FIG. 1 diagrammatically illustrates a drill stem testing system in situ, and schematically indicates the various fluid and power flow paths associated with the system;
FIG. 2 diagrammatically illustrates the power flow paths and their connection to test-related devices in greater detail;
FIG. 3 is a sectional view of the electrical junction formed between two sections of the drill stem testing system;
FIGS. 4 and 5 are sectional views in a vertical plane of a pump section of the drill stem testing system;
FIG. 6 is sectional view in a vertical plane illustrating pressure equalization and packer deflation valves associated with the drill stem testing system;
FIG. 7 is a further enlarged fragmented sectional view taken from FIG. 6 and better illustrating the construction of the pressure equalization valve;
FIGS. 8 and 9 are sectional views in a vertical plane illustrating a test flow valve in closed and open positions, respectively;
FIG. 10 is an enlarged sectional view of a portion of the test flow valve providing additional detail;
FIG. 11 is an enlarged section view of another portion of the test flow valve providing additional detail;
FIGS. 12 and 13 are cross-sectional views taken along lines 12--12 of FIG. 8 and 13--13 of FIG. 9 respectively, further detailing the structure associated with the test flow valve.
FIG. 1 schematically illustrates a drill stem testing system 10 positioned in a wellbore. The diameter of the system is about 5 inches and the height about 35 feet. The system 10 might be located at a depth of several thousand feet below the surface surrounding the wellbore, suspended from a drill string. It will accordingly be appreciated that such a system cannot be readily illustrated in true proportion, and that FIG. 1 in no way reflects the actual dimensions of such a system.

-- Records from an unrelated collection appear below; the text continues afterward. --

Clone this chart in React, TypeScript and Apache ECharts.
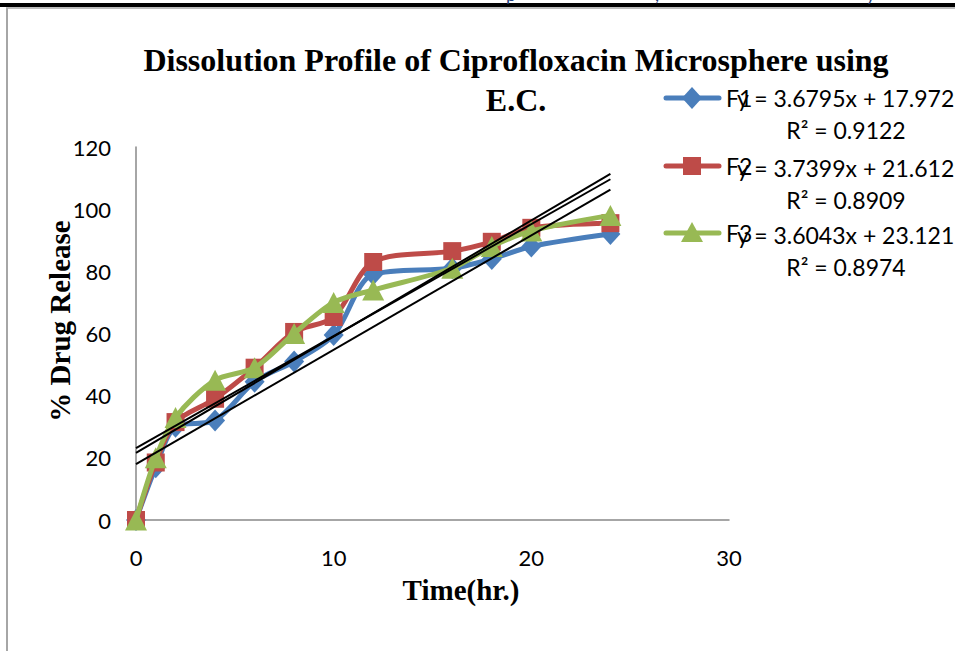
import React, { useEffect, useRef } from 'react';
import * as echarts from 'echarts';

// Sampling times (hours)
const TIME_HR = [0, 1, 2, 4, 6, 8, 10, 12, 16, 18, 20, 24];

// Cumulative % drug release for each formulation
const F1 = [0, 17, 30, 32, 44.5, 51, 59.5, 79, 81, 84, 88, 92];
const F2 = [0, 18.5, 31.5, 39, 49, 60.5, 65.3, 83, 86.5, 89.5, 94, 95.5];
const F3 = [0, 20, 33, 45, 49, 60, 70, 74, 81, 88, 93, 98];

const SERIES_NAMES = ['F1', 'F2', 'F3'];

// Linear trendlines fitted to each formulation
const TREND_SLOPE = [3.6795, 3.7399, 3.6043];
const TREND_INTERCEPT = [17.972, 21.612, 23.121];
const R_SQUARED = ['0.9122', '0.8909', '0.8974'];

const X_TICKS = [0, 10, 20, 30];
const Y_TICKS = [0, 20, 40, 60, 80, 100, 120];

const COLORS = ['#4A7EBB', '#BE4B48', '#98B954'];
const SYMBOLS = ['diamond', 'rect', 'triangle'];
const SYMBOL_SIZES: any[] = [[20, 22], 18, [22, 21]];

const SERIF = '"Liberation Serif", "Times New Roman", serif';
const SANS = 'Lato, "Noto Sans", sans-serif';

// Legend swatch: thick line with the series marker in its middle
function legendSwatch(i: number, y: number): any[] {
  const x1 = 666, x2 = 719, cx = 692;
  const color = COLORS[i];
  const items: any[] = [
    {
      type: 'line', z: 30,
      shape: { x1, y1: y, x2, y2: y },
      style: { stroke: color, lineWidth: 5, lineCap: 'round' },
    },
  ];
  if (SYMBOLS[i] === 'diamond') {
    items.push({
      type: 'polygon', z: 31,
      shape: { points: [[cx - 10, y], [cx, y - 11], [cx + 10, y], [cx, y + 11]] },
      style: { fill: color },
    });
  } else if (SYMBOLS[i] === 'rect') {
    items.push({
      type: 'rect', z: 31,
      shape: { x: cx - 9, y: y - 9, width: 18, height: 18 },
      style: { fill: color },
    });
  } else {
    items.push({
      type: 'polygon', z: 31,
      shape: { points: [[cx, y - 11], [cx + 11, y + 9], [cx - 11, y + 9]] },
      style: { fill: color },
    });
  }
  items.push({
    type: 'text', x: 726, y, z: 32,
    style: { text: SERIES_NAMES[i], fontSize: 23, fontFamily: SANS, fill: '#000', verticalAlign: 'middle' },
  });
  return items;
}

export default function App() {
  const ref = useRef<HTMLDivElement>(null);

  useEffect(() => {
    document.body.style.margin = '0';
    const chart = echarts.init(ref.current!, null, { renderer: 'svg' });

    const dataSets = [F1, F2, F3];
    const lastT = TIME_HR[TIME_HR.length - 1];

    const dataSeries = dataSets.map((vals, i) => ({
      name: SERIES_NAMES[i],
      type: 'line',
      data: TIME_HR.map((t, j) => [t, vals[j]]),
      smooth: 0.3,
      symbol: SYMBOLS[i],
      symbolSize: SYMBOL_SIZES[i],
      showAllSymbol: true,
      lineStyle: { width: 5, color: COLORS[i] },
      itemStyle: { color: COLORS[i], opacity: 1 },
      z: 2 + i,
    }));

    const trendSeries = TREND_SLOPE.map((m, i) => ({
      name: 'trend' + (i + 1),
      type: 'line',
      data: [
        [0, TREND_INTERCEPT[i]],
        [lastT, m * lastT + TREND_INTERCEPT[i]],
      ],
      symbol: 'none',
      silent: true,
      lineStyle: { width: 2, color: '#000' },
      z: 10,
    }));

    const legendY = [98, 166, 233];
    const eqY = [98, 168, 235];
    const r2Y = [130, 200, 267];

    const graphics: any[] = [
      // page frame
      { type: 'rect', shape: { x: 0, y: 3, width: 955, height: 4 }, style: { fill: '#000' }, silent: true },
      { type: 'line', shape: { x1: 6, y1: 8, x2: 955, y2: 8 }, style: { stroke: '#A6A6A6', lineWidth: 1.5 }, silent: true },
      { type: 'line', shape: { x1: 7, y1: 8, x2: 7, y2: 651 }, style: { stroke: '#A6A6A6', lineWidth: 2 }, silent: true },
      // heading text running off the top of the page
      { type: 'text', x: 506, y: 3, style: { text: 'p', fontSize: 18, fontFamily: SANS, fill: '#1F3F7A', verticalAlign: 'bottom' } },
      { type: 'text', x: 655, y: 3, style: { text: ',', fontSize: 18, fontFamily: SANS, fill: '#1F3F7A', verticalAlign: 'bottom' } },
      { type: 'text', x: 866, y: 3, style: { text: 'y', fontSize: 18, fontFamily: SANS, fill: '#1F3F7A', verticalAlign: 'bottom' } },
      // chart title
      {
        type: 'text', x: 516, y: 60,
        style: { text: 'Dissolution Profile of Ciprofloxacin Microsphere using', fontSize: 32, fontWeight: 'bold', fontFamily: SERIF, fill: '#000', align: 'center', verticalAlign: 'middle' },
      },
      {
        type: 'text', x: 516, y: 100,
        style: { text: 'E.C.', fontSize: 32, fontWeight: 'bold', fontFamily: SERIF, fill: '#000', align: 'center', verticalAlign: 'middle' },
      },
      // axis titles
      {
        type: 'text', x: 60, y: 321, rotation: Math.PI / 2,
        style: { text: '% Drug Release', fontSize: 29, fontWeight: 'bold', fontFamily: SERIF, fill: '#000', align: 'center', verticalAlign: 'middle' },
      },
      {
        type: 'text', x: 461, y: 590,
        style: { text: 'Time(hr.)', fontSize: 29, fontWeight: 'bold', fontFamily: SERIF, fill: '#000', align: 'center', verticalAlign: 'middle' },
      },
    ];

    SERIES_NAMES.forEach((_, i) => {
      graphics.push(...legendSwatch(i, legendY[i]));
    });

    TREND_SLOPE.forEach((m, i) => {
      graphics.push({
        type: 'text', x: 737, y: eqY[i], z: 33,
        style: { text: `y = ${m}x + ${TREND_INTERCEPT[i]}`, fontSize: 23, fontFamily: SANS, fill: '#000', verticalAlign: 'middle' },
      });
      graphics.push({
        type: 'text', x: 846, y: r2Y[i], z: 33,
        style: { text: `R² = ${R_SQUARED[i]}`, fontSize: 23, fontFamily: SANS, fill: '#000', align: 'center', verticalAlign: 'middle' },
      });
    });

    const option: any = {
      animation: false,
      backgroundColor: '#fff',
      grid: { left: 136, right: 226, top: 147, bottom: 131, containLabel: false },
      xAxis: {
        type: 'value',
        min: X_TICKS[0],
        max: X_TICKS[X_TICKS.length - 1],
        interval: X_TICKS[1] - X_TICKS[0],
        axisLine: { show: true, onZero: false, lineStyle: { color: '#898989', width: 1.5 } },
        axisTick: { show: false },
        splitLine: { show: false },
        axisLabel: { fontSize: 22, fontFamily: SANS, color: '#000', margin: 26 },
      },
      yAxis: {
        type: 'value',
        min: Y_TICKS[0],
        max: Y_TICKS[Y_TICKS.length - 1],
        interval: Y_TICKS[1] - Y_TICKS[0],
        axisLine: { show: true, onZero: false, lineStyle: { color: '#898989', width: 1.5 } },
        axisTick: { show: false },
        splitLine: { show: false },
        axisLabel: { fontSize: 22, fontFamily: SANS, color: '#000', margin: 25 },
      },
      series: [...dataSeries, ...trendSeries],
      graphic: graphics,
    };

    chart.setOption(option);
    return () => chart.dispose();
  }, []);

  return <div ref={ref} style={{ width: 955, height: 651 }} />;
}
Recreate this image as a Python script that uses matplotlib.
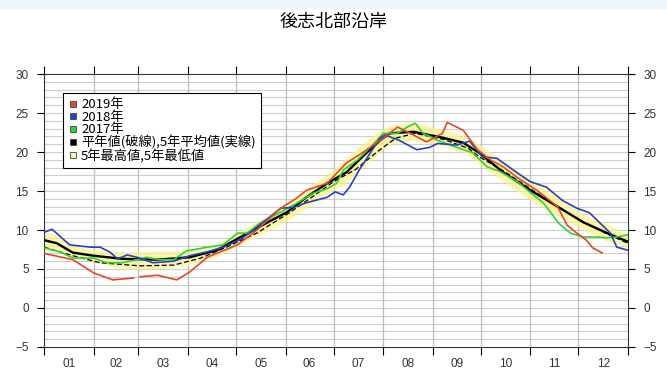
import numpy as np
import matplotlib.pyplot as plt
from matplotlib.lines import Line2D
from matplotlib.patches import Rectangle

plt.rcParams['font.family'] = ['Noto Sans CJK JP', 'DejaVu Sans']

# 月ラベル
months = ["01", "02", "03", "04", "05", "06", "07", "08", "09", "10", "11", "12"]
month_start = [0, 31, 59, 90, 120, 151, 181, 212, 243, 273, 304, 334, 365]

# 2019年 (通日, 水温)
d2019 = [0, 18, 31, 43, 56, 58, 60, 71, 83, 91, 102, 121, 133, 148, 158, 164,
         177, 189, 199, 210, 221, 229, 239, 249, 252, 262, 271, 279, 287, 296,
         308, 321, 327, 333, 339, 343, 349]
t2019 = [7.0, 6.2, 4.5, 3.6, 3.85, np.nan, 4.0, 4.2, 3.6, 4.6, 6.5, 8.1, 10.0,
         12.8, 14.1, 15.1, 16.0, 18.6, 19.9, 21.5, 23.2, 22.4, 21.3, 22.4, 23.8,
         22.8, 20.3, 19.0, 18.1, 16.7, 15.1, 13.0, 10.6, 9.6, 8.7, 7.7, 7.05]

# 2018年
d2018 = [0, 5, 16, 29, 35, 41, 46, 52, 58, 60, 68, 81, 91, 102, 112, 122, 129,
         137, 148, 156, 164, 177, 182, 187, 191, 197, 204, 210, 213, 222, 233,
         241, 246, 258, 266, 274, 283, 296, 304, 314, 324, 333, 341, 349, 354,
         358, 365]
t2018 = [9.7, 10.1, 8.1, 7.8, 7.8, 7.2, 6.3, 6.8, 6.5, 6.4, 5.8, 6.0, 6.7, 7.2,
         7.8, 8.7, 9.7, 11.0, 12.8, 12.9, 13.5, 14.2, 14.9, 14.5, 15.5, 17.7,
         19.9, 21.8, 22.2, 21.5, 20.3, 20.6, 21.1, 20.9, 21.4, 19.4, 19.2, 17.3,
         16.2, 15.5, 13.8, 12.8, 12.2, 10.6, 9.6, 7.8, 7.4]

# 2017年
d2017 = [0, 10, 18, 31, 39, 49, 58, 64, 72, 81, 89, 102, 112, 121, 127, 135,
         148, 156, 168, 177, 183, 187, 196, 204, 212, 221, 227, 232, 237, 246,
         258, 268, 277, 285, 296, 304, 312, 322, 329, 337, 346, 352, 358, 365]
t2017 = [7.7, 7.2, 6.4, 6.4, 5.8, 5.8, 6.2, 6.5, 6.2, 6.2, 7.3, 7.8, 8.1, 9.6,
         9.6, 10.9, 12.3, 13.2, 14.7, 15.3, 16.0, 17.7, 19.0, 20.6, 22.4, 22.4,
         23.2, 23.7, 22.4, 21.5, 20.6, 19.9, 18.1, 17.5, 16.2, 14.8, 13.5, 10.8,
         9.6, 9.1, 9.1, 9.0, 9.1, 9.4]

# 5年平均値・5年最高値・5年最低値
d5 = [0, 8, 18, 31, 49, 71, 91, 108, 122, 139, 152, 164, 177, 189, 199, 210,
      216, 231, 248, 262, 272, 287, 304, 321, 337, 352, 365]
mean5 = [8.7, 8.3, 7.1, 6.7, 6.3, 6.2, 6.5, 7.4, 9.0, 10.9, 12.3, 14.2, 16.0,
         17.4, 19.4, 21.5, 22.4, 22.6, 21.9, 21.2, 19.9, 17.4, 15.1, 13.0, 11.0,
         9.6, 8.5]
max5 = [9.8, 9.4, 8.0, 7.5, 7.2, 7.3, 7.4, 8.2, 9.8, 11.8, 13.3, 15.3, 17.2,
        19.2, 21.0, 22.8, 23.4, 23.8, 23.0, 22.2, 21.0, 18.8, 16.4, 14.3, 12.0,
        10.8, 9.4]
min5 = [7.6, 7.3, 6.4, 6.0, 5.0, 5.0, 5.6, 6.6, 8.0, 9.8, 11.2, 12.8, 14.6,
        16.0, 18.0, 20.0, 21.0, 21.5, 20.8, 20.0, 18.6, 16.2, 13.8, 11.8, 10.0,
        8.6, 7.8]

# 平年値
dnorm = [0, 18, 35, 60, 81, 98, 114, 133, 154, 168, 181, 195, 208, 220, 232,
         250, 265, 272, 287, 304, 321, 337, 352, 365]
tnorm = [7.8, 6.7, 5.8, 5.4, 5.5, 6.4, 7.8, 9.6, 12.3, 14.3, 16.2, 17.8, 20.0,
         21.8, 22.4, 21.6, 20.5, 19.4, 17.6, 15.3, 13.0, 11.0, 9.5, 8.3]

fig = plt.figure(figsize=(6.67, 3.80), dpi=100)
fig.patches.append(Rectangle((0, 0.978), 1, 0.022, transform=fig.transFigure,
                             color='#eef5fb', zorder=0))
ax = fig.add_axes([0.066, 0.087, 0.8755, 0.718])

# 帯 (5年最高値〜最低値)
ax.fill_between(d5, min5, max5, color='#fbf28c', alpha=0.7, lw=0, zorder=2)

ax.plot(dnorm, tnorm, color='black', lw=0.9, ls=(0, (4, 2)), zorder=4)
ax.plot(d5, mean5, color='black', lw=1.7, zorder=4)
ax.plot(d2017, t2017, color='#2ed52e', lw=1.2, zorder=5)
ax.plot(d2018, t2018, color='#2840c8', lw=1.2, zorder=5)
ax.plot(d2019, t2019, color='#e2482a', lw=1.2, zorder=6)

ax.set_xlim(0, 365)
ax.set_ylim(-5, 30)

# 横グリッド (1度毎)
for v in range(-4, 30):
    ax.axhline(v, color='#cdcdcd', lw=0.8, zorder=1)
for m in month_start[1:-1]:
    ax.axvline(m, color='#bdbdbd', lw=0.9, zorder=1)

ax.set_yticks(range(-5, 31, 5))
ax.set_xticks(month_start)
ax.set_xticklabels([])
ax.set_xticks([(month_start[i] + month_start[i + 1]) / 2 for i in range(12)],
              minor=True)
ax.set_xticklabels(months, minor=True, fontsize=8.5, family='Liberation Sans',
                   color='#333333')
ax.tick_params(axis='x', which='minor', length=0, pad=8)
ax.tick_params(axis='x', which='major', direction='out', length=6, top=True,
               width=0.8)
ax.tick_params(axis='y', direction='out', length=5, right=True, labelright=True,
               width=0.8, labelsize=8.5, pad=6, labelcolor='#333333')
for lab in ax.get_yticklabels():
    lab.set_family('Liberation Sans')
for s in ax.spines.values():
    s.set_linewidth(0.8)
    s.set_color('#333333')

fig.text(0.5, 0.942, "後志北部沿岸", ha='center', va='center', fontsize=13)

handles = [
    Line2D([], [], ls='none', marker='s', ms=5, mfc='#e2482a', mec='#444444', mew=0.6),
    Line2D([], [], ls='none', marker='s', ms=5, mfc='#2840c8', mec='#444444', mew=0.6),
    Line2D([], [], ls='none', marker='s', ms=5, mfc='#2ed52e', mec='#444444', mew=0.6),
    Line2D([], [], ls='none', marker='s', ms=5, mfc='black', mec='#444444', mew=0.6),
    Line2D([], [], ls='none', marker='s', ms=5, mfc='#fbf6b0', mec='#444444', mew=0.6),
]
labels = ["2019年", "2018年", "2017年", "平年値(破線),5年平均値(実線)",
          "5年最高値,5年最低値"]
leg = ax.legend(handles, labels, loc='upper left', bbox_to_anchor=(0.032, 0.93),
                fontsize=9.5, frameon=True, fancybox=False, framealpha=1,
                edgecolor='black', handlelength=0.7, handletextpad=0.3,
                labelspacing=-0.05, borderpad=0.4, borderaxespad=0)
leg.get_frame().set_linewidth(0.8)
leg.set_zorder(10)

fig.savefig("out.png", dpi=100)
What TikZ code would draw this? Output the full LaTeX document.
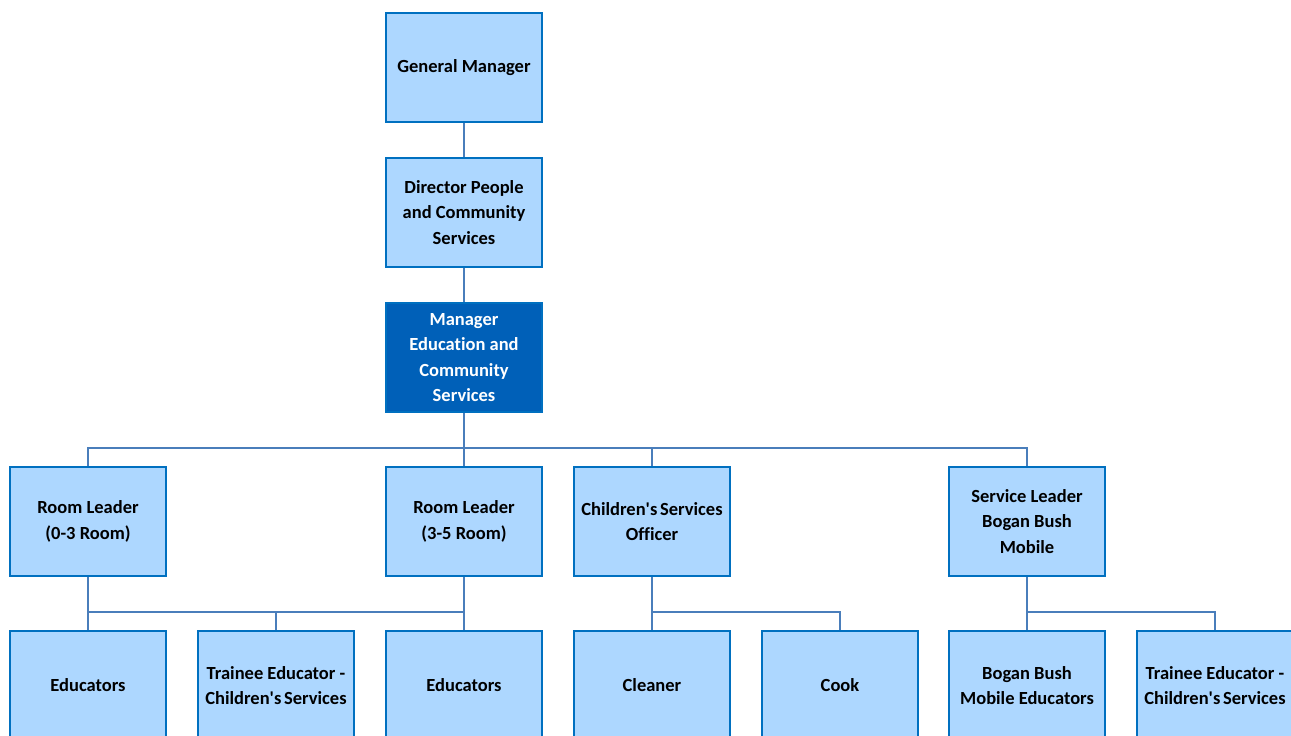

The drill stem testing system 10 has a generally cylindrical steel housing 12. The housing is constructed in a multiplicity of sections which have been designated with reference numerals S1-S10 in FIG. 1, some of which are simply spacers. These housing sections are joined axially by means of conventional screw fit connections formed at their opposing ends. The various housing sections are formed with internal channels (drilled or otherwise machined in the walls of the housing) which define a number of continuous flow paths when the various sections are joined. Sections S4 and S10 carry inflatable packers 14, 16 (of generally annular construction encircling the exterior of the housing though not apparent in FIG. 1) which have been inflated with drill mud to isolate a wellbore test region 18. The interconnection of the housing sections, the provision of continuous fluid flow paths and the mounting of the packers are all conventional and well known in the art. As well, the drill stem testing system 10 contains such standard components as hydraulic jars, a safety joint for releasing the drill stem assembly above the packer 14 in the event that the packers cannot be dislodged from the wellbore, and a reverse circulation subassembly.
Three basic flow channels will be apparent in FIG. 1. These include a high pressure channel 20 which directs drilling mud under pressure into the packers 14, 16 for inflation. A pressure equalization channel 22 places upper and lower bore regions 24, 26 (otherwise isolated by the packers 14, 16 when inflated) in continuous communication for equalization of pressure between the regions. The pressure equalization channel 22 also places the upper and lower wellbore regions 24, 26 in communication with the test region 18, but fluid flows to and from the test region 18 are gated in a manner described below. A test flow channel 28 extends centrally through the interior of the housing 12 (about a central power line described more fully below), and serves to direct sample fluid into the interior of the housing 12 and towards the surface. The high pressure channel 20 is fed by a pump 30 which has an inlet that receives wellbore mud from the pressure equalizing channel. Conventional pressure and temperature sensors 32 in housing section S7 detect temperature and pressure in the test region 18 for purposes of gathering relevant test data, but also detect pressure in the high pressure channel 20 and the pressure equalization channel 22 for purposes of operating the pump 30 as will be described more fully below.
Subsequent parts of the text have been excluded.